The real truth of course is that encounters with God change people. Jacob wrestled with God, got a hip injury and was renamed… Moses received the 10 commandments from God, and he glowed from the encounter, and he constantly veiled his face with the Israelites because he glowed so much from those encounters & they were afraid.

Peter, James & John on the Holy Mountain had a most extraordinary experience with Jesus. Before them Jesus was transfigured… he glowed like pure white (better than Clorox!) and with him was Moses and the prophet Elijah… and Peter was so into the moment he wants to capture it, remain there, but this experience would lead them onward, down the mountain, back into life, on the way to Jerusalem.

This experience we have with God changes us…

The epic film & musical Les Miserables, based on the Victor Hugo novel, is a story of grace and redemption and transformation.

After spending 20 years in prison for stealing a loaf of bread, Jean Valjean is paroled but he is a bitter man. He is desperate for work but no one will hire a parolee. Cold and hungry, he is taken in by a kindly bishop. During the night, he steals the bishop’s silver plate and flees, but he is quickly caught by the authorities. Valjean is brought back to the bishop’s residence but the bishop explains that he gave Valjean the silver, and that he had forgotten the silver candlesticks, as well….
Valjean is stunned by the bishop’s extraordinary kindness and forgiveness. The bishop only asks Valjean to use the silver to re-create his life and return God’s goodness to others. “God has raised you out of darkness,” the bishop blesses Valjean. “I have bought your soul for God.”
It is a moment of transformation for Valjean, who rediscovers within himself the love and mercy that led him to steal that original bread for his hungry niece. As he turns the cache of silver into a fortune that will benefit many, Valjean comes to realize that “to love another person is to see the face of God.”

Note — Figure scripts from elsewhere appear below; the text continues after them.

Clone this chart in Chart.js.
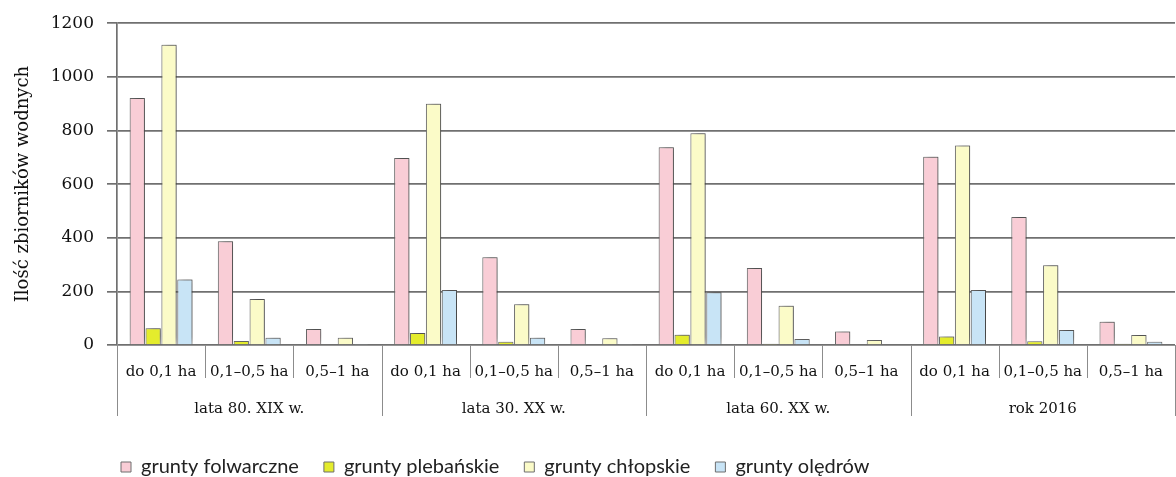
<!DOCTYPE html>
<html>
<head>
<meta charset="utf-8">
<script src="https://cdn.jsdelivr.net/npm/chart.js@4"></script>
<style>
  html, body { margin: 0; padding: 0; background: #fff; }
  #wrap { width: 1176px; height: 477px; }
</style>
</head>
<body>
<div id="wrap"><canvas id="myChart" width="1176" height="477"></canvas></div>
<script>
  // categories
  const periods = ['lata 80. XIX w.', 'lata 30. XX w.', 'lata 60. XX w.', 'rok 2016'];
  const sizes = ['do 0,1 ha', '0,1\u20130,5 ha', '0,5\u20131 ha'];
  const labels = periods.flatMap(() => sizes);

  // values (4 periods x 3 size classes)
  const folwarczne = [921, 387, 60, 697, 327, 60, 737, 287, 50, 702, 477, 87];
  const plebanskie = [62, 15, 2, 45, 12, 3, 38, 5, 2, 32, 14, 5];
  const chlopskie = [1120, 172, 27, 900, 152, 25, 790, 146, 19, 744, 297, 37];
  const oledrow = [244, 27, 4, 205, 27, 4, 197, 22, 3, 205, 56, 12];

  const yTicks = [0, 200, 400, 600, 800, 1000, 1200];

  const serif = "'DejaVu Serif', serif";
  const gridCol = '#707070';

  // soft shadow behind the bars, like the original 3D-ish look
  const barShadow = {
    id: 'barShadow',
    beforeDatasetsDraw(chart) {
      const c = chart.ctx;
      c.save();
      c.shadowColor = 'rgba(0,0,0,0.45)';
      c.shadowBlur = 7;
      c.shadowOffsetX = 3;
      c.shadowOffsetY = -2;
    },
    afterDatasetsDraw(chart) {
      chart.ctx.restore();
    }
  };

  // vertical separators under the x axis (short between sizes, long between periods)
  const separators = {
    id: 'separators',
    afterDraw(chart) {
      const x = chart.scales.x;
      const c = chart.ctx;
      const step = (x.right - x.left) / labels.length;
      const y0 = chart.chartArea.bottom;
      c.save();
      c.strokeStyle = '#8c8c8c';
      c.lineWidth = 1;
      for (let i = 0; i <= labels.length; i++) {
        const px = Math.round(x.getPixelForValue(0) - step / 2 + i * step) + 0.5;
        const len = i % sizes.length === 0 ? 71 : 33;
        c.beginPath();
        c.moveTo(px, y0);
        c.lineTo(px, y0 + len);
        c.stroke();
      }
      c.restore();
    }
  };

  // move the legend to where it sits in the original
  const legendPlace = {
    id: 'legendPlace',
    afterLayout(chart) {
      const lg = chart.legend;
      const pad = lg.options.labels.padding;
      const dx = 121 - pad - lg.left;
      lg.left += dx;
      lg.right += dx;
      const dy = 467 - 10 - pad - lg.top;
      lg.top += dy;
      lg.bottom += dy;
    }
  };

  const ds = (label, data, bg) => ({
    label, data,
    backgroundColor: bg,
    borderColor: '#6e6e6e',
    borderWidth: 1,
    categoryPercentage: 0.72,
    barPercentage: 0.96
  });

  new Chart(document.getElementById('myChart'), {
    type: 'bar',
    data: {
      labels: labels,
      datasets: [
        ds('grunty folwarczne', folwarczne, '#f9cdd6'),
        ds('grunty plebańskie', plebanskie, '#e4ec2c'),
        ds('grunty chłopskie', chlopskie, '#fbfbc8'),
        ds('grunty olędrów', oledrow, '#c8e4f6')
      ]
    },
    options: {
      responsive: false,
      animation: false,
      layout: { padding: { top: 15, right: 1, left: 0, bottom: 4 } },
      plugins: {
        tooltip: { enabled: false },
        legend: {
          position: 'bottom',
          align: 'start',
          labels: {
            boxWidth: 10,
            boxHeight: 10,
            padding: 25,
            color: '#222',
            font: { family: "Lato, sans-serif", size: 20 }
          }
        }
      },
      scales: {
        x: {
          type: 'category',
          offset: true,
          grid: { display: false },
          border: { display: false },
          ticks: {
            color: '#111',
            padding: 10,
            maxRotation: 0,
            autoSkip: false,
            font: { family: serif, size: 15 }
          },
          afterFit(s) { s.height = 35; }
        },
        x2: {
          type: 'category',
          labels: periods,
          offset: true,
          position: 'bottom',
          grid: { display: false },
          border: { display: false },
          ticks: {
            color: '#111',
            padding: 12,
            maxRotation: 0,
            font: { family: serif, size: 15 }
          },
          afterFit(s) { s.height = 38; }
        },
        y: {
          min: 0,
          max: 1200,
          afterBuildTicks(s) { s.ticks = yTicks.map(v => ({ value: v })); },
          grid: { color: gridCol, lineWidth: 1.7, tickLength: 10 },
          border: { color: gridCol, width: 1.7 },
          ticks: {
            color: '#111',
            padding: 13,
            font: { family: serif, size: 17 },
            callback: v => String(v)
          },
          title: {
            display: true,
            text: 'Ilość zbiorników wodnych',
            color: '#111',
            padding: { top: 13, bottom: 0 },
            font: { family: serif, size: 18 }
          },
          afterFit(s) { s.width = 117; }
        }
      }
    },
    plugins: [barShadow, separators, legendPlace]
  });
</script>
</body>
</html>
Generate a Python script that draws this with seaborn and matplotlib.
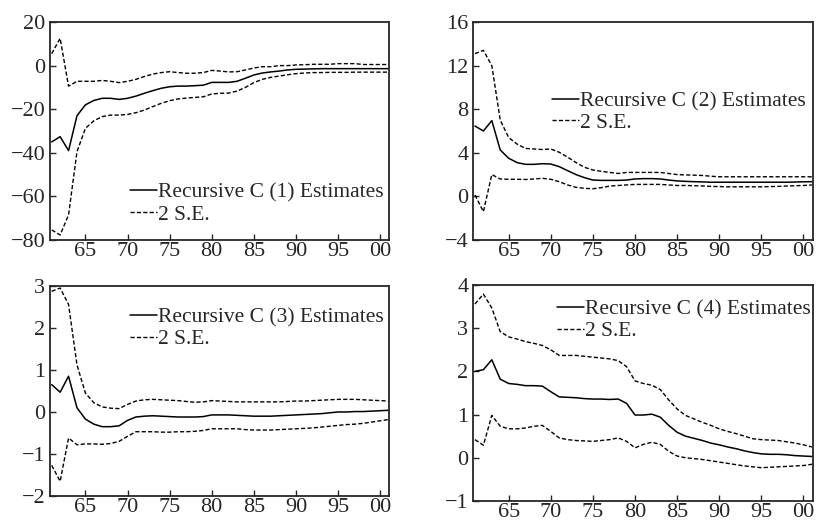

The kindness of the bishop is a moment of transformation for Valjean: for as the three disciples behold the divinity that radiates from the vision of Jesus on the mountaintop, and Moses encounter leaves him glowing, so Valjean realizes that inside him an ember of God’s goodness has continued to burn despite his two decades in prison. Through the Bishop, God touches Valjean’s heart & his life is transformed.

That same touch of divinity exists within each one of us, as well: God is present within us, moving us by the Spirit to do good and holy things; guiding our steps as we try to walk justly and humbly in the ways of Jesus and our God.

The challenge of our discipleship is to allow the love of God within us to “transfigure” despair into hope, sadness into joy, anguish into healing, estrangement into community. So that the light of the world can change us and shine through us, even in dark or snowy/icy days. Amen.